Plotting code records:
-------------------------

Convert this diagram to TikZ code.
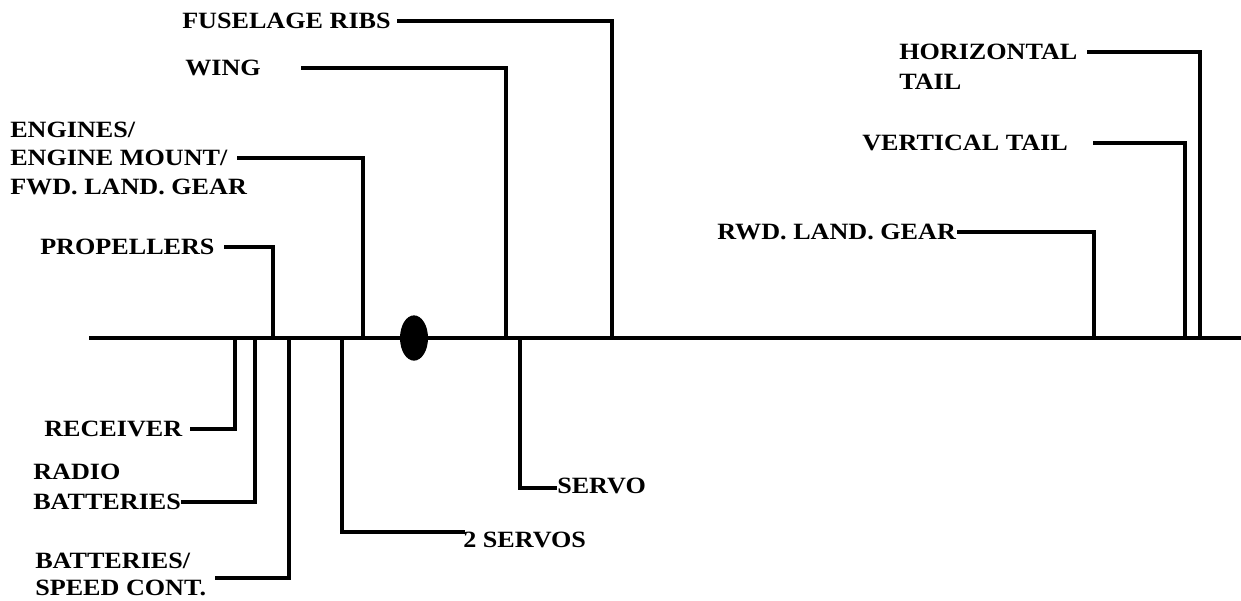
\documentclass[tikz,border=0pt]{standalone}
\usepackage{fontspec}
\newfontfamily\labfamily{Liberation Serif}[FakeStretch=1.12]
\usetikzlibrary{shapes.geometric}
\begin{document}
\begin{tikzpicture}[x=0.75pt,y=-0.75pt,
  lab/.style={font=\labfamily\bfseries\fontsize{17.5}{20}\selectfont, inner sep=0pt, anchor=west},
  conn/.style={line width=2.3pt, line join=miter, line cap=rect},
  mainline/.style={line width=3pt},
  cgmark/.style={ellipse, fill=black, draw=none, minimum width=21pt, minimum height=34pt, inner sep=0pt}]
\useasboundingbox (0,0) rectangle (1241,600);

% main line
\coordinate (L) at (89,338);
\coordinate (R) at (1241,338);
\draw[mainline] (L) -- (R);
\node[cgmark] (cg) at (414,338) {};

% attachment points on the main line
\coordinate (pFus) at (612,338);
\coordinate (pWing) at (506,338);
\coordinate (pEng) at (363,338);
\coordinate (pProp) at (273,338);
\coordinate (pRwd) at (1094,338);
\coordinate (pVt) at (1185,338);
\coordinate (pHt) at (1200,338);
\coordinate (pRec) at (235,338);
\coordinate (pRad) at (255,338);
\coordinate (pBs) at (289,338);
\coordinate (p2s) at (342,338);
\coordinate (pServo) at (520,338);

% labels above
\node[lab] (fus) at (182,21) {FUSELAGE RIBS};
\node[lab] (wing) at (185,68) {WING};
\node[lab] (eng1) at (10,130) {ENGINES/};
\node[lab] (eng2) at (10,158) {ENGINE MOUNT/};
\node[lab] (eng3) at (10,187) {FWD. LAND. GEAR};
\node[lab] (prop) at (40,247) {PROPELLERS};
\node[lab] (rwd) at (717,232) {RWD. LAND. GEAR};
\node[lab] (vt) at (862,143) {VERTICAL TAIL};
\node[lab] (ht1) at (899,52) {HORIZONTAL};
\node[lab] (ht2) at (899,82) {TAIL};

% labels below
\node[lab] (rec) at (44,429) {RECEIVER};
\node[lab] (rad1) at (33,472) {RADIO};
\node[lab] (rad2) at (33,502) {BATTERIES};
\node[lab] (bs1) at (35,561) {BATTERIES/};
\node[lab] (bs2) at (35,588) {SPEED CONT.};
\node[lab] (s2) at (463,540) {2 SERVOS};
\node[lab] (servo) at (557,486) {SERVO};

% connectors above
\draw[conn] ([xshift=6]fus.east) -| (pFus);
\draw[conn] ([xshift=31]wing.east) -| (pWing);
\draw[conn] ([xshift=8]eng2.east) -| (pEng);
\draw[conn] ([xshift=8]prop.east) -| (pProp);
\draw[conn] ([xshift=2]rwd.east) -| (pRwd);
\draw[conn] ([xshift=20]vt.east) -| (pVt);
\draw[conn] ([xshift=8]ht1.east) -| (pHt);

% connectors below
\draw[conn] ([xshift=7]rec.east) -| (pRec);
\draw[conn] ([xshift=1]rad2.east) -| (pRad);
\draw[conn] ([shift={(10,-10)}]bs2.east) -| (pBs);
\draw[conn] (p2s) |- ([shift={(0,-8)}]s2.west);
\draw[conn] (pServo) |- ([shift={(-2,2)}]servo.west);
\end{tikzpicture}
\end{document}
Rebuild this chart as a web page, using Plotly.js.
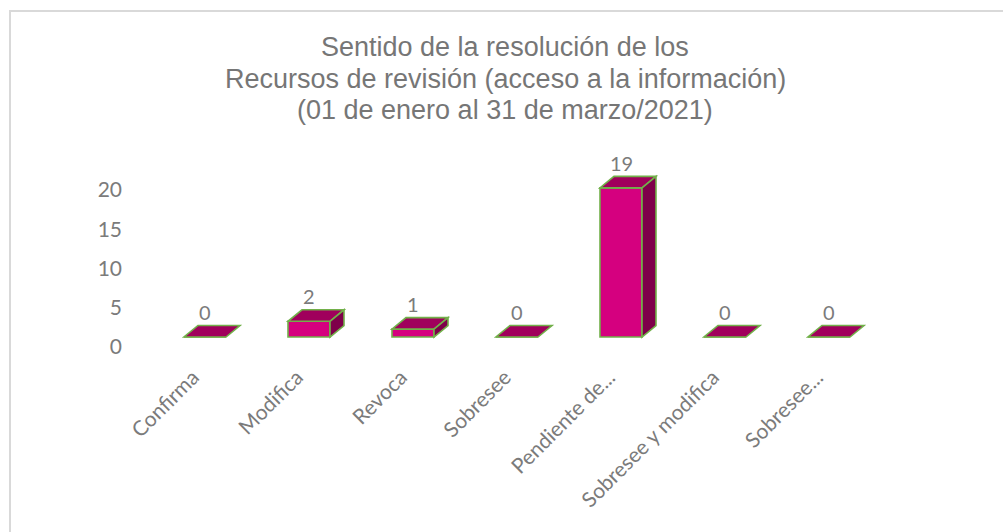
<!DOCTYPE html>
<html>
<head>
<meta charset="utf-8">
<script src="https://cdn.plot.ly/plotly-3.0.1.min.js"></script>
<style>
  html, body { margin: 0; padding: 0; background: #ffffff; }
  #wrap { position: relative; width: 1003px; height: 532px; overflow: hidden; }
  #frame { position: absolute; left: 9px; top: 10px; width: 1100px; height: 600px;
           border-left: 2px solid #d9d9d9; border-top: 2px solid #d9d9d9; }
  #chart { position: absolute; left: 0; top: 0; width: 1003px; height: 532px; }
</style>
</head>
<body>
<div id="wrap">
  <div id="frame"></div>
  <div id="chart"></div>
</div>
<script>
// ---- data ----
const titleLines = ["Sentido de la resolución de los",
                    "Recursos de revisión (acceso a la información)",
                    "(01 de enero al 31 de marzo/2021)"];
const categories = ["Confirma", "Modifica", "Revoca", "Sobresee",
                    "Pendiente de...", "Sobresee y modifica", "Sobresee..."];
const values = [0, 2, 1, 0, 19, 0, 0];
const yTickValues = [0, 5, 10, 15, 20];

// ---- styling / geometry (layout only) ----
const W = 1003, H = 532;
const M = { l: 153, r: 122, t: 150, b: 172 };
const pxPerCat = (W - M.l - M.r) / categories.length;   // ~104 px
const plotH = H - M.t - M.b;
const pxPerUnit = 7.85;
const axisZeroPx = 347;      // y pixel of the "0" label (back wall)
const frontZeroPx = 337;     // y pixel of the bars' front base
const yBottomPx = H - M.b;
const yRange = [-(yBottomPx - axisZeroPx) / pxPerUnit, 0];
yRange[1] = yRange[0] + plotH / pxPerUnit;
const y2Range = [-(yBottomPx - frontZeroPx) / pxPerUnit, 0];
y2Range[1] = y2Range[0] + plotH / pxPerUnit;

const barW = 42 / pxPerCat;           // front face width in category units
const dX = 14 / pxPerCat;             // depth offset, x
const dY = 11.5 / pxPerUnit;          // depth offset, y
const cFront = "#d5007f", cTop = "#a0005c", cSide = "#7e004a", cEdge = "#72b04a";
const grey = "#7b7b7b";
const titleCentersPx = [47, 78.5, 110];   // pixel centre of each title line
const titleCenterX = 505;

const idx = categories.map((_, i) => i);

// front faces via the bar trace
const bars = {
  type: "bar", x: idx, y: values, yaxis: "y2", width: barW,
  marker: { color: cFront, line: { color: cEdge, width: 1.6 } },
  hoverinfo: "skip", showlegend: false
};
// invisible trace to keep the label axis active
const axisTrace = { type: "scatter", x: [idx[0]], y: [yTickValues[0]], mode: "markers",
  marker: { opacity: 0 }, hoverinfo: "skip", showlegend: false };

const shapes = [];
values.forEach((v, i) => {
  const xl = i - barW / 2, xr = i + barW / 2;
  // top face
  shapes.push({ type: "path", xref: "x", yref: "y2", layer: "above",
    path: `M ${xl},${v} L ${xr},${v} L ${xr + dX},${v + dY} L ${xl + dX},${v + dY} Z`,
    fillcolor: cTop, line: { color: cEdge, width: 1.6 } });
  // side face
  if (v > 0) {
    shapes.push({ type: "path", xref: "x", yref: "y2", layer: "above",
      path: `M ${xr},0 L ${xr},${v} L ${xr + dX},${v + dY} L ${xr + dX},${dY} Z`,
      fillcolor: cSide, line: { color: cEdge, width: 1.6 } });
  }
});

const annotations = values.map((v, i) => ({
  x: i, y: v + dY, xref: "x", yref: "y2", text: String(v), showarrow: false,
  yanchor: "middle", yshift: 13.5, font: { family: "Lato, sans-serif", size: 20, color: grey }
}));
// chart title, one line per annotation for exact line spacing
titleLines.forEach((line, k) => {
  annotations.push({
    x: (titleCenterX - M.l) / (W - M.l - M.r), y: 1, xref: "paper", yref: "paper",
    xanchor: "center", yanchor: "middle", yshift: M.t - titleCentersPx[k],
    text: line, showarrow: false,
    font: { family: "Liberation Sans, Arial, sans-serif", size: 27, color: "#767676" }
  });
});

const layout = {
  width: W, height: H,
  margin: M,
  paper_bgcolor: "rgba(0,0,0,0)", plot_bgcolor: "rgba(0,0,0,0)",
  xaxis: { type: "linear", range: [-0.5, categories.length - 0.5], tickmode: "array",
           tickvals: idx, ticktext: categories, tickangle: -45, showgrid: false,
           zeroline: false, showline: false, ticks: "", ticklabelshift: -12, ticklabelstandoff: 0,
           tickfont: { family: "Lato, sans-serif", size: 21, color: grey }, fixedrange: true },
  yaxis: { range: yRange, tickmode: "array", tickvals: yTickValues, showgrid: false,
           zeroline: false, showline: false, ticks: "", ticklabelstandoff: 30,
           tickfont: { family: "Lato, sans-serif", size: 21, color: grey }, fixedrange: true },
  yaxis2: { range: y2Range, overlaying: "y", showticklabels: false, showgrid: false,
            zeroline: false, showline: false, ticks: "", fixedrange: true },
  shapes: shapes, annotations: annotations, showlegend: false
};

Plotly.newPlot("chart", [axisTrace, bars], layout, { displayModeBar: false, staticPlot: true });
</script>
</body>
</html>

-------------------------

- **Work instructions**: Above are the records; repeat their lines from the first through the line containing "(servo) at (557,486)", and leave out each picture.

- **Output for this task**:
Convert this diagram to TikZ code.
\documentclass[tikz,border=0pt]{standalone}
\usepackage{fontspec}
\newfontfamily\labfamily{Liberation Serif}[FakeStretch=1.12]
\usetikzlibrary{shapes.geometric}
\begin{document}
\begin{tikzpicture}[x=0.75pt,y=-0.75pt,
  lab/.style={font=\labfamily\bfseries\fontsize{17.5}{20}\selectfont, inner sep=0pt, anchor=west},
  conn/.style={line width=2.3pt, line join=miter, line cap=rect},
  mainline/.style={line width=3pt},
  cgmark/.style={ellipse, fill=black, draw=none, minimum width=21pt, minimum height=34pt, inner sep=0pt}]
\useasboundingbox (0,0) rectangle (1241,600);

% main line
\coordinate (L) at (89,338);
\coordinate (R) at (1241,338);
\draw[mainline] (L) -- (R);
\node[cgmark] (cg) at (414,338) {};

% attachment points on the main line
\coordinate (pFus) at (612,338);
\coordinate (pWing) at (506,338);
\coordinate (pEng) at (363,338);
\coordinate (pProp) at (273,338);
\coordinate (pRwd) at (1094,338);
\coordinate (pVt) at (1185,338);
\coordinate (pHt) at (1200,338);
\coordinate (pRec) at (235,338);
\coordinate (pRad) at (255,338);
\coordinate (pBs) at (289,338);
\coordinate (p2s) at (342,338);
\coordinate (pServo) at (520,338);

% labels above
\node[lab] (fus) at (182,21) {FUSELAGE RIBS};
\node[lab] (wing) at (185,68) {WING};
\node[lab] (eng1) at (10,130) {ENGINES/};
\node[lab] (eng2) at (10,158) {ENGINE MOUNT/};
\node[lab] (eng3) at (10,187) {FWD. LAND. GEAR};
\node[lab] (prop) at (40,247) {PROPELLERS};
\node[lab] (rwd) at (717,232) {RWD. LAND. GEAR};
\node[lab] (vt) at (862,143) {VERTICAL TAIL};
\node[lab] (ht1) at (899,52) {HORIZONTAL};
\node[lab] (ht2) at (899,82) {TAIL};

% labels below
\node[lab] (rec) at (44,429) {RECEIVER};
\node[lab] (rad1) at (33,472) {RADIO};
\node[lab] (rad2) at (33,502) {BATTERIES};
\node[lab] (bs1) at (35,561) {BATTERIES/};
\node[lab] (bs2) at (35,588) {SPEED CONT.};
\node[lab] (s2) at (463,540) {2 SERVOS};
\node[lab] (servo) at (557,486) {SERVO};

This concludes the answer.